Однажды мне пришлось прослушать его полуторачасовой заключительный доклад на конференции, где он был главным организатором и хозяином (а его жена – председателем данного заседания), – при регламенте 30 мин. Когда выступление перевалило за часовую отметку, я почувствовал, что начинаю корчиться на стуле и вот-вот не выдержу – заору «Регламент!» или чего похлеще. Я уже открыл было рот, когда услышал свое имя: докладчик заговорил о моих сочинениях. Теперь перебить его я уже не мог.

В кулуарах я все-таки прошелся на эту тему.

– Да-да, – сказал М. – Я рассчитал, когда ты можешь не вытерпеть…

В основе такого поведения «лучших людей» лежит, конечно, глубинное неприятие буржуазных ценностей – деления всего вообще и времени в частности на твое и мое. На Западе тебя уважают и ты себя уважаешь тем больше, чем большее уважение ты проявляешь к правам, территории и собственности другого. Но в России, с ее романтико-ницшеанским культом беспредела, по-прежнему престижно пренебрежение к стеснительным и скучным нормам.
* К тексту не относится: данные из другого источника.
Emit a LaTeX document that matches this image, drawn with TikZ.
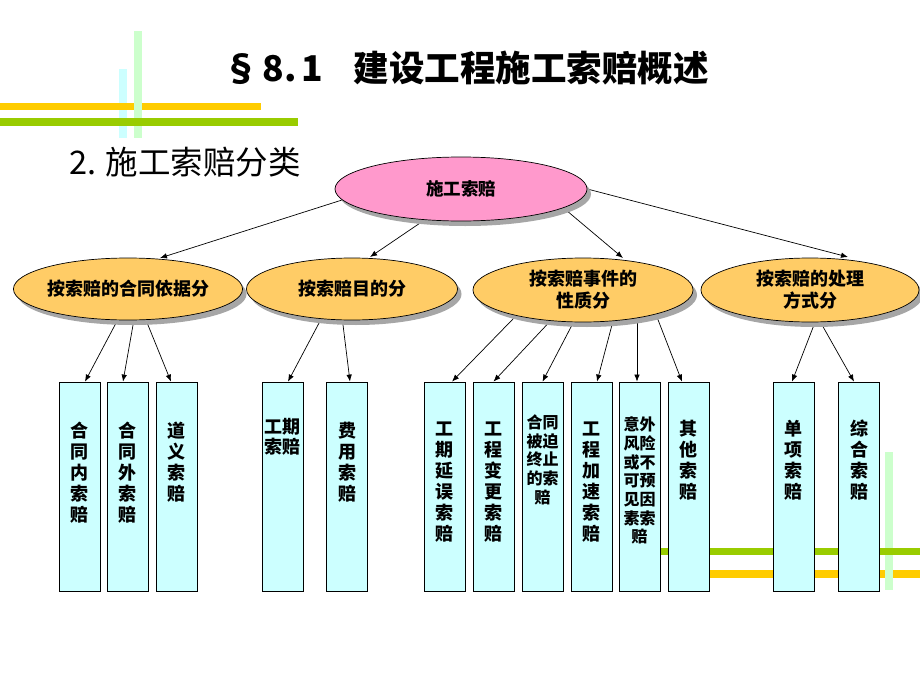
\documentclass[tikz,border=0pt]{standalone}
\usepackage{fontspec}
\setmainfont{Liberation Sans}
\newfontfamily\cjk{Noto Sans CJK SC}
\usetikzlibrary{shapes.geometric,shadows,arrows.meta,calc,backgrounds}
\definecolor{pinkfill}{HTML}{FF99CC}
\definecolor{orfill}{HTML}{FFCC66}
\definecolor{boxfill}{HTML}{CCFFFF}
\definecolor{baryellow}{HTML}{FFCC00}
\definecolor{bargreen}{HTML}{99CC00}
\definecolor{barcyan}{HTML}{CCFFFF}
\definecolor{barlgreen}{HTML}{CCFFCC}
\tikzset{
  shad/.style={drop shadow={shadow xshift=4pt,shadow yshift=-5pt,fill=black!35,opacity=1}},
  rootell/.style={ellipse,draw,line width=0.7pt,fill=pinkfill,shad,inner sep=0,
    minimum width=252pt,minimum height=64pt,font=\cjk\bfseries\fontsize{17.5}{21}\selectfont},
  catell/.style={ellipse,draw,line width=0.7pt,fill=orfill,shad,inner sep=0,align=center,
    minimum width=220pt,minimum height=62pt,font=\cjk\bfseries\fontsize{18}{22}\selectfont},
  leafbox/.style={rectangle,draw,line width=0.8pt,fill=boxfill,inner sep=0,
    minimum width=41pt,minimum height=209pt},
  btxt/.style={anchor=north,inner sep=0,align=center,font=\cjk\bfseries\fontsize{18}{21}\selectfont},
  stxt/.style={anchor=north,inner sep=0,align=center,font=\cjk\bfseries\fontsize{16}{18.7}\selectfont},
  arr/.style={line width=0.7pt,-{Latex[length=7pt,width=5.5pt]}}
}
\begin{document}
\begin{tikzpicture}[x=1pt,y=-1pt]
\useasboundingbox (0,0) rectangle (920,690);
\begin{scope}[on background layer]
\fill[white] (0,0) rectangle (920,690);
\end{scope}
% decorative bars top-left
\fill[barcyan] (119,69) rectangle (127,138);
\fill[baryellow] (0,103) rectangle (261,110);
\fill[barlgreen] (134,31) rectangle (142,138);
\fill[bargreen] (0,118) rectangle (298,126);
% decorative bars bottom-right
\fill[baryellow] (710,570) rectangle (920,578);
\fill[barlgreen] (885,452) rectangle (893,590);
\fill[bargreen] (650,548) rectangle (920,555);

% titles
\node[font=\cjk\bfseries\fontsize{35.5}{40}\selectfont,inner sep=0] (title) at (466,68) {§\hspace{4pt}8.\hspace{5pt}1\hspace{30pt}建设工程施工索赔概述};
\node[font=\cjk\fontsize{32.5}{36}\selectfont,anchor=west,inner sep=0] (sub) at (69,162) {2. 施工索赔分类};

% ellipses
\node[rootell] (root) at (461,189) {施工索赔};
\node[catell] (e1) at (128,289) {按索赔的合同依据分};
\node[catell,minimum width=211pt] (e2) at (352,289) {按索赔目的分};
\node[catell,minimum height=64pt] (e3) at (583,290) {按索赔事件的\\性质分};
\node[catell,minimum width=218pt,minimum height=64pt] (e4) at (810,290) {按索赔的处理\\方式分};

% boxes
\node[leafbox] (b1) at (79.5,486.5) {};
\node[leafbox] (b2) at (127.5,486.5) {};
\node[leafbox] (b3) at (176.5,486.5) {};
\node[leafbox] (b4) at (282.5,486.5) {};
\node[leafbox] (b5) at (347,486.5) {};
\node[leafbox] (b6) at (444.5,486.5) {};
\node[leafbox] (b7) at (493.5,486.5) {};
\node[leafbox] (b8) at (542.5,486.5) {};
\node[leafbox] (b9) at (591.5,486.5) {};
\node[leafbox] (b10) at (639.5,486.5) {};
\node[leafbox] (b11) at (688.5,486.5) {};
\node[leafbox] (b12) at (793.5,486.5) {};
\node[leafbox] (b13) at (859,486.5) {};

% box texts
\node[btxt] (t1) at ($(b1.north)+(0,40)$) {合\\同\\内\\索\\赔};
\node[btxt] (t2) at ($(b2.north)+(0,40)$) {合\\同\\外\\索\\赔};
\node[btxt] (t3) at ($(b3.north)+(0,40)$) {道\\义\\索\\赔};
\node[btxt,font=\cjk\bfseries\fontsize{18}{20}\selectfont] (t4) at ($(b4.north)+(0,37)$) {工期\\索赔};
\node[btxt] (t5) at ($(b5.north)+(0,40)$) {费\\用\\索\\赔};
\node[btxt] (t6) at ($(b6.north)+(0,40)$) {工\\期\\延\\误\\索\\赔};
\node[btxt] (t7) at ($(b7.north)+(0,40)$) {工\\程\\变\\更\\索\\赔};
\node[stxt] (t8) at ($(b8.north)+(0,33)$) {合同\\被迫\\终止\\的索\\赔};
\node[btxt] (t9) at ($(b9.north)+(0,40)$) {工\\程\\加\\速\\索\\赔};
\node[stxt] (t10) at ($(b10.north)+(0,35)$) {意外\\风险\\或不\\可预\\见因\\素索\\赔};
\node[btxt] (t11) at ($(b11.north)+(0,38)$) {其\\他\\索\\赔};
\node[btxt] (t12) at ($(b12.north)+(0,38)$) {单\\项\\索\\赔};
\node[btxt] (t13) at ($(b13.north)+(0,38)$) {综\\合\\索\\赔};

% connectors (behind nodes)
\begin{scope}[on background layer]
\draw[arr] ($(root.center)+(-119,11)$) -- ($(e1.center)+(32,-31)$);
\draw[arr] ($(root.center)+(-35,30)$) -- ($(e2.center)+(18,-32)$);
\draw[arr] ($(root.center)+(99,16)$) -- ($(e3.center)+(40,-32)$);
\draw[arr] ($(root.center)+(124,-0.6)$) -- ($(e4.center)+(38,-33)$);

\draw[arr] ($(e1.center)+(-5.6,22)$) -- ($(b1.north)+(5.5,0)$);
\draw[arr] ($(e1.center)+(7.5,22)$) -- ($(b2.north)+(-4.5,0)$);
\draw[arr] ($(e1.center)+(14.3,22)$) -- ($(b3.north)+(-5.5,0)$);

\draw[arr] ($(e2.center)+(-26.6,22)$) -- ($(b4.north)+(5.5,0)$);
\draw[arr] ($(e2.center)+(-10.7,22)$) -- ($(b5.north)+(3,0)$);

\draw[arr] ($(e3.center)+(-63.2,22)$) -- ($(b6.north)+(7.5,0)$);
\draw[arr] ($(e3.center)+(-24.2,22)$) -- ($(b7.north)+(0,0)$);
\draw[arr] ($(e3.center)+(-4.2,22)$) -- ($(b8.north)+(0,0)$);
\draw[arr] ($(e3.center)+(32.4,22)$) -- ($(b9.north)+(5.5,0)$);
\draw[arr] ($(e3.center)+(54,22)$) -- ($(b10.north)+(-2.5,0)$);
\draw[arr] ($(e3.center)+(72,22)$) -- ($(b11.north)+(-6.5,0)$);

\draw[arr] ($(e4.center)+(9,22)$) -- ($(b12.north)+(-1.5,0)$);
\draw[arr] ($(e4.center)+(4.7,22)$) -- ($(b13.north)+(-5,0)$);
\end{scope}
\end{tikzpicture}
\end{document}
Научное заседание мыслится не как упорядоченная процедура, в рамках которой председателю, докладчику, слушателям и участникам прений отводятся совершенно определенные роли и ограниченные отрезки времени, а как удобный плацдарм для прорыва, как возможность сказать, наконец, последнее, непререкаемое, пророческое Слово. Одним из неосознаваемых источников такого отношения к процедуре является, я подозреваю, со школьных лет засевшая в памяти формула из советского учебника истории о том, как Степан Халтурин (или Вера Засулич?) превратил свой судебный процесс в суд над обвинителями.

 


[18] Любопытна позиция, которую в связи с моими попытками критического анализа этого величия занял У. Подчеркнув, что он ценит мои работы, он оговорился, что, не вникая в суть дела, берет сторону И., ибо считает его великим ученым и деятелем культуры. Я поблагодарил У. за хорошее отношение и прямоту, присоединился к его оценке И. и признал право каждого на свое мнение. Мне, однако, уже и тогда показалось сомнительным представление о правосудии как чисто силовой, — так сказать, научно-весовой, — тяжбе между сторонами, в которой, по российскому обычаю, у сильного всегда бессильный виноват. А позднейшие размышления о понятиях законности, прав человека и властной подоплеки любого дискурса прояснили для меня суть той первой, интуитивной реакции. Эти свои соображения я в дальнейшем опубликовал и при случае спросил У., правильно ли изложена его позиция.

– Совершенно правильно, — сказал он, — правильно и тем более оскорбительно.